Ideological reservations on the right have been coupled with an increasingly widespread perception that efforts to promote cohesion have been largely ineffective. Some leftwingers such as Matthew Goodwin also point out that during a period of unprecedented investment into promoting cohesion, fears of migration and support for far right parties have both increased. The recent riots in London and other English cities will no doubt be used as further evidence that the previous policy approach didn’t work.

But opposition to past policies has been distorted by a large dose of misinterpretation. Most announcements so far, not least the Prime Minister’s rejection of multiculturalism in Munich, echo cries from those responsible under Labour. Early calls for more flag waving and national days, and for the re-direction of funds away from translation services towards English teaching - one of the core and most controversial proposals of the Commission on Cohesion and Integration which reported in 2007 - are a ready sign that those in power across the board are struggling to find new answers.

Efforts to articulate a new direction haven’t amounted to much. Most of the initiatives announced so far have been little more than an ad hoc, patchwork of ideas. For example, much has been made of the fact that the new National Citizen Service will deliberately mix young people from different social backgrounds and ethnicities. This endeavour, we are told, will be led by among others one of Cameron’s favoured youth organisations, the Challenge, which claims to bring young people from different backgrounds together by “throwing them in at the deep end” with team activities such as kayaking and rock climbing. The decision to abolish the requirement for schools to report on their efforts to promote cohesion was also taken with the intention of signalling a new approach. But nothing in all this amounts to a coherent strategy to promote effective interaction between our increasingly diverse communities.

Insiders indicate that a government cohesion policy is currently in the works and likely to be published in the autumn. Following the riots two weeks ago, this area of policy is likely to be given heightened priority. Given that there have been few public statements on the issue, little is known about the likely substance of what will be proposed. However, three likely scenarios present themselves.

The first is the possibility of a continuation of the laissez-faire approach which has dominated policy so far. The aim could be to replace what is perceived as a failed centralised and top down strategy with something much more organic and devolved. The large, government-investment projects of a profligate and controlling Labour would give way to a new age of community-led programmes, tailored to local needs, which respond directly to the demands of local people. While this option is likely to be both ideologically attractive to many Tories and Liberal Democrats as well as financially appealing -  the riots make it much less probable.
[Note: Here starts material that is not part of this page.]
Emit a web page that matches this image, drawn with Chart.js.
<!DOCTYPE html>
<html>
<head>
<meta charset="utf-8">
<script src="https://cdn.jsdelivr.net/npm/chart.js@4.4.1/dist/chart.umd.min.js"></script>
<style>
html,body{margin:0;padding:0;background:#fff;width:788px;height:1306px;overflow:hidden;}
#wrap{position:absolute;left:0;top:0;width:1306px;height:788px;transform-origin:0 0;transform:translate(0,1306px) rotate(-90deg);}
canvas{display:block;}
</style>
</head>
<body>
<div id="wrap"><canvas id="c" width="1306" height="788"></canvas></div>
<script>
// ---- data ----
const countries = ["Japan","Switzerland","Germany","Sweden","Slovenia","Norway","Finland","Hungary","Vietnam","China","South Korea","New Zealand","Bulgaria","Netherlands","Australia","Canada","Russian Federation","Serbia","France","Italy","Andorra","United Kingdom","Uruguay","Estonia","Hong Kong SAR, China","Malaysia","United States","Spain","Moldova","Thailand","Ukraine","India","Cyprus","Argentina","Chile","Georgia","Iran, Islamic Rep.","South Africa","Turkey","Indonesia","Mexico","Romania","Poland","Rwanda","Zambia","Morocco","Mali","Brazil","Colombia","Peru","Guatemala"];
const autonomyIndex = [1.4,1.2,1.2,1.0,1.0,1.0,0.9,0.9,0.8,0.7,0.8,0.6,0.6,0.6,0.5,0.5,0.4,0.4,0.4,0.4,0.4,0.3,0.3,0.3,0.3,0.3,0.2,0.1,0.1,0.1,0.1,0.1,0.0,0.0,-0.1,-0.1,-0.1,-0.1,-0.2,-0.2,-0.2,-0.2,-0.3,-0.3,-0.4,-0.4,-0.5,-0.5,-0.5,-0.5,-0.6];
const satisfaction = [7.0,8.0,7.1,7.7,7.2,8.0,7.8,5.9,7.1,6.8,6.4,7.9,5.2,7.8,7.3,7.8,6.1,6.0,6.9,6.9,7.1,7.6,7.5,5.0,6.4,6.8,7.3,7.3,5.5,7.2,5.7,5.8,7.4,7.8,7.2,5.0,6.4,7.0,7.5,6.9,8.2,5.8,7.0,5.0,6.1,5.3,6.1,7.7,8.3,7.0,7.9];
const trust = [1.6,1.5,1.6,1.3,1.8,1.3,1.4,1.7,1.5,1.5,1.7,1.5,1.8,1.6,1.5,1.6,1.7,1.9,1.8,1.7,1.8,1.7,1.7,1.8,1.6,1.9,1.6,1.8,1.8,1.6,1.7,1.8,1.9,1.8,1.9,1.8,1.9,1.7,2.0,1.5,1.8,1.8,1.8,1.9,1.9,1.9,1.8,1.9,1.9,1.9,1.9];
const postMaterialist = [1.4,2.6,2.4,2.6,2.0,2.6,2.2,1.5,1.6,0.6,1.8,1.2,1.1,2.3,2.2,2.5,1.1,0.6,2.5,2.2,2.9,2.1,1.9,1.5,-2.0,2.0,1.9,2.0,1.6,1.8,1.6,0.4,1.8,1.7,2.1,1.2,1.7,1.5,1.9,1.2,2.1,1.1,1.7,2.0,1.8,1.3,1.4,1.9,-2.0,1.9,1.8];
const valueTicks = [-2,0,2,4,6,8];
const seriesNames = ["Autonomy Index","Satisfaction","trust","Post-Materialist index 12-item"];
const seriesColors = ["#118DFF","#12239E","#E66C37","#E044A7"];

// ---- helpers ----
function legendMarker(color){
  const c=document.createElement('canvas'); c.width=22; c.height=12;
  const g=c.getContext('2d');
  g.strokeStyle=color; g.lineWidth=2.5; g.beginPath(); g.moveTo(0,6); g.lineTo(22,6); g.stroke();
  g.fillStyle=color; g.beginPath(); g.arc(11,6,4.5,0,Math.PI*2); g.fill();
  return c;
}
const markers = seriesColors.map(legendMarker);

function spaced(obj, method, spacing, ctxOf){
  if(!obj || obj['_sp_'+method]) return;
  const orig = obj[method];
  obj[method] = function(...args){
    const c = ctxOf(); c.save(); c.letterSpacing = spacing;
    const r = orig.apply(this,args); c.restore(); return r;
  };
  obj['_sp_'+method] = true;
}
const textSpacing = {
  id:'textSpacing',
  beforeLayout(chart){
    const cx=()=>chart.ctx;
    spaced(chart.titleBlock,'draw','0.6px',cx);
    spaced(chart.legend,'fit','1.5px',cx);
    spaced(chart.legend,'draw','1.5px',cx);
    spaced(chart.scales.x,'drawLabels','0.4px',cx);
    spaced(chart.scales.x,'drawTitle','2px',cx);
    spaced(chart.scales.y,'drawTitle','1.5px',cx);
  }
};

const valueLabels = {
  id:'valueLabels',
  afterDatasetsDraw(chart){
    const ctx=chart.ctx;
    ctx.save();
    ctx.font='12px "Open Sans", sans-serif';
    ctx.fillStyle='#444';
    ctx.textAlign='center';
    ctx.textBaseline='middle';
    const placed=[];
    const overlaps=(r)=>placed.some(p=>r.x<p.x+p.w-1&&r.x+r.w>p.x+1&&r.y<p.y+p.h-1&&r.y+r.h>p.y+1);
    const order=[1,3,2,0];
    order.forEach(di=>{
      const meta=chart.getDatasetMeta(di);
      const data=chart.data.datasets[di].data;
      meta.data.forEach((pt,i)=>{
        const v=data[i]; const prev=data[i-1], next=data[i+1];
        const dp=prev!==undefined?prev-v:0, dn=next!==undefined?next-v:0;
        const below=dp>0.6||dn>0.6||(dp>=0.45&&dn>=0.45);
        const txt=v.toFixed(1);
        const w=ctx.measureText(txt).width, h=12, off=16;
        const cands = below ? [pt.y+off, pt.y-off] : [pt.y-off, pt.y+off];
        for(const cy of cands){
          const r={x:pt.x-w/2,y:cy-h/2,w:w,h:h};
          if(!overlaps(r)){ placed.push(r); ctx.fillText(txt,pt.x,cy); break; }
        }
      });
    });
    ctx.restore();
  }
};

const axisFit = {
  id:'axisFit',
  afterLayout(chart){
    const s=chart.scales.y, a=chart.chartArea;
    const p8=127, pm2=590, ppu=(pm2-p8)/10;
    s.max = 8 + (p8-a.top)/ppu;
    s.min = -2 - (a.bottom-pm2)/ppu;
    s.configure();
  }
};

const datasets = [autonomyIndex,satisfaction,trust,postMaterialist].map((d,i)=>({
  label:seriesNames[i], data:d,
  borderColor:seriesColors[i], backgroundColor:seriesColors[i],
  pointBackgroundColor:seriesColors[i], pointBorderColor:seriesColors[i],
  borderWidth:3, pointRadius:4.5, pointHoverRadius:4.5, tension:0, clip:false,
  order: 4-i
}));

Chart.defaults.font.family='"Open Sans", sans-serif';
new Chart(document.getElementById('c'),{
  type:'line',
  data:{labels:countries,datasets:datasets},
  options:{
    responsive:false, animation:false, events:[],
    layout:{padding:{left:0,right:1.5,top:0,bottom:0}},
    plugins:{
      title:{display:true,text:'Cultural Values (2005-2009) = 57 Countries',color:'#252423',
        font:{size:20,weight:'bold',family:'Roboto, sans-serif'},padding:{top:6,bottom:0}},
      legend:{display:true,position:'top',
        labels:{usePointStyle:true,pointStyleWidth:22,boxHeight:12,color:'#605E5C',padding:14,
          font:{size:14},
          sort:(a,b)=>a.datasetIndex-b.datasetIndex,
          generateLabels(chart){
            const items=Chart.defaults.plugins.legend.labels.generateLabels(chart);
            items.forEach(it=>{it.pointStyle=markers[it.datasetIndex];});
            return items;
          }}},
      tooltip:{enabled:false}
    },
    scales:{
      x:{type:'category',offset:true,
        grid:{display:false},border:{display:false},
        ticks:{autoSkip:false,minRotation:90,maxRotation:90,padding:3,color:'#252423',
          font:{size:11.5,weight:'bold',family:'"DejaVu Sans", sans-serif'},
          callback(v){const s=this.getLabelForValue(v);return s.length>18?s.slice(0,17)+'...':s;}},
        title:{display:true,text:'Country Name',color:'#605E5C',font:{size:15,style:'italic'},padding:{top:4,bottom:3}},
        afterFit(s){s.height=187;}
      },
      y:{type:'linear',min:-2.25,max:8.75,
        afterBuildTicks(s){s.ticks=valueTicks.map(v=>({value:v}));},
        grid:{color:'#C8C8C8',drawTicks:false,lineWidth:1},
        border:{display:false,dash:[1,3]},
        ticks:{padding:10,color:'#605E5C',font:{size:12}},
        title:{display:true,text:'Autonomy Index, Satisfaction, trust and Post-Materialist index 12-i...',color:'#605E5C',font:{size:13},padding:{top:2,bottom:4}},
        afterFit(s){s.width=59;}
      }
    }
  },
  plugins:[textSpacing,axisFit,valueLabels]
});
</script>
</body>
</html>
At the other end is a much more explicit and heavy-handed approach. Even before the events of the last fortnight there were already plenty of signs that many in the coalition government favour a policy which prioritises terrorism prevention and enforced integration for new citizens - in other words, a ratcheting up of the many policies, such as banning Islamist preachers from entering the UK and clamping down on Islamist organisations, that have dominated this policy response since the terrorist attacks of 7/7 - at the expense of any other more positive steps. Announcements so far reflect the extent to which compulsion is much closer to the comfort zone of many in the government. Political discourse around cohesion, under this pressure, has been reduced to a simplistic juxtaposition between those “who obey our laws” and those who don’t.  
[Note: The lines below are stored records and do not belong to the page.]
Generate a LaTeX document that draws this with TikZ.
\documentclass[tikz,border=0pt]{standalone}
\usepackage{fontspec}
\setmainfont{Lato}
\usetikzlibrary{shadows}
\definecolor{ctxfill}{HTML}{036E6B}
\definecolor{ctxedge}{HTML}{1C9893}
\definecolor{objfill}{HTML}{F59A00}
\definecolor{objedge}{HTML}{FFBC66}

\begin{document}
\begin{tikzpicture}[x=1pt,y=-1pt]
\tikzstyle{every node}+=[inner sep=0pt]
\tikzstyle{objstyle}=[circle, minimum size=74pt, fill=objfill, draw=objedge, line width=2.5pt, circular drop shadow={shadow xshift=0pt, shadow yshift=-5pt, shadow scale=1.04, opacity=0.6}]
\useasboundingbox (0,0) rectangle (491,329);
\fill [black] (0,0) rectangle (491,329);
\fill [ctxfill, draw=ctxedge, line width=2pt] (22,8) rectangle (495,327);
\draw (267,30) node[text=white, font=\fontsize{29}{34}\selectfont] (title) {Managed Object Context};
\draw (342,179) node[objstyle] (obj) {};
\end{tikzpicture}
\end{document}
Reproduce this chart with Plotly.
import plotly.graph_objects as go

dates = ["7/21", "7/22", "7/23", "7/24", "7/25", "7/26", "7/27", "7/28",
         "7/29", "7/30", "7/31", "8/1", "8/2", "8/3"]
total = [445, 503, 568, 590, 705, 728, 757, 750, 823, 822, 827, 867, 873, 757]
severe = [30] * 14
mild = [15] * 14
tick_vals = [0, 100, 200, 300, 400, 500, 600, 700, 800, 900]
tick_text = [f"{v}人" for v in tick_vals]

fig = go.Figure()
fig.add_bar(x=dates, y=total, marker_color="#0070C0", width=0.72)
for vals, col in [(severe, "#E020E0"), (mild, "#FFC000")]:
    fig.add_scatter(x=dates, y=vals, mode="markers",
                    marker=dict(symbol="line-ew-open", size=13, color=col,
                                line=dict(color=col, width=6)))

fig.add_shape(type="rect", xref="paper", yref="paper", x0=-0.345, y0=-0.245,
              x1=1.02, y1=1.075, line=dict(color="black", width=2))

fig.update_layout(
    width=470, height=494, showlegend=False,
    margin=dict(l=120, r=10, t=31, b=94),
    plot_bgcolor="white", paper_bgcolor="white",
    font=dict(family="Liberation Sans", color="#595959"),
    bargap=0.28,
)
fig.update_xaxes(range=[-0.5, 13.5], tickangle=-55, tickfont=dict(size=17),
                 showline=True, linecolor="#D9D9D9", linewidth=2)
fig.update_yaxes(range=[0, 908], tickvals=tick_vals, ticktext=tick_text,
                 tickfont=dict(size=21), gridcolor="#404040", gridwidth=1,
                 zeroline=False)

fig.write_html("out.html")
The third is a potential muddle-through option. In this scenario government, true to its devolutionary Big Society programme, would seek at one level to devolve responsibility to local actors and inspire greater community action. However, paradoxically it will also seek to ensure that this process is strongly guided from the centre, with control and law and order at its heart.

Two factors make this the most likely scenario. On the one hand, lack of funding will inevitably make it more cost-effective to put the onus on local or charitable endeavours. Government simply doesn’t have the liquidity to sponsor a centralised programme on the scale of Labour’s regeneration programmes of the late 1990s, for example. On the other hand, recent riots and the government’s ensuing commitment to tackling moral issues, such as absent fathers or youth incivility, will make it much less prepared to devolve power.

But muddling through is likely to fail. A devolutionary strategy relies on the need for strong local institutions and on a painstakingly built relationship of trust with communities – two things which will inevitably be undermined by heavy-handed interventions or attempts at defining 'British values' in a way which inevitably becomes exclusionary.

In Leicester and Toronto, two of the most diverse cities in the world which have remained relatively free from ethnic conflict, local experience in dissimilar contexts nevertheless shows that good race relations materialise in places where the commitment to cohesion is explicit yet collaborative. Cities like these prioritise positive steps such as ensuring that public servants are sensitive to the needs of more diverse communities, building up representative leadership or investing in public spaces which can facilitate interaction, rather than exclusionary measures which often simply exacerbate the sense of entitlement of the more prejudiced members of those communities.

Whether it is investment in public events, redoubling of efforts to make frontline services more inclusive, or mediation in areas where conflict begins to bubble up, good community relations require prevention, action and vision.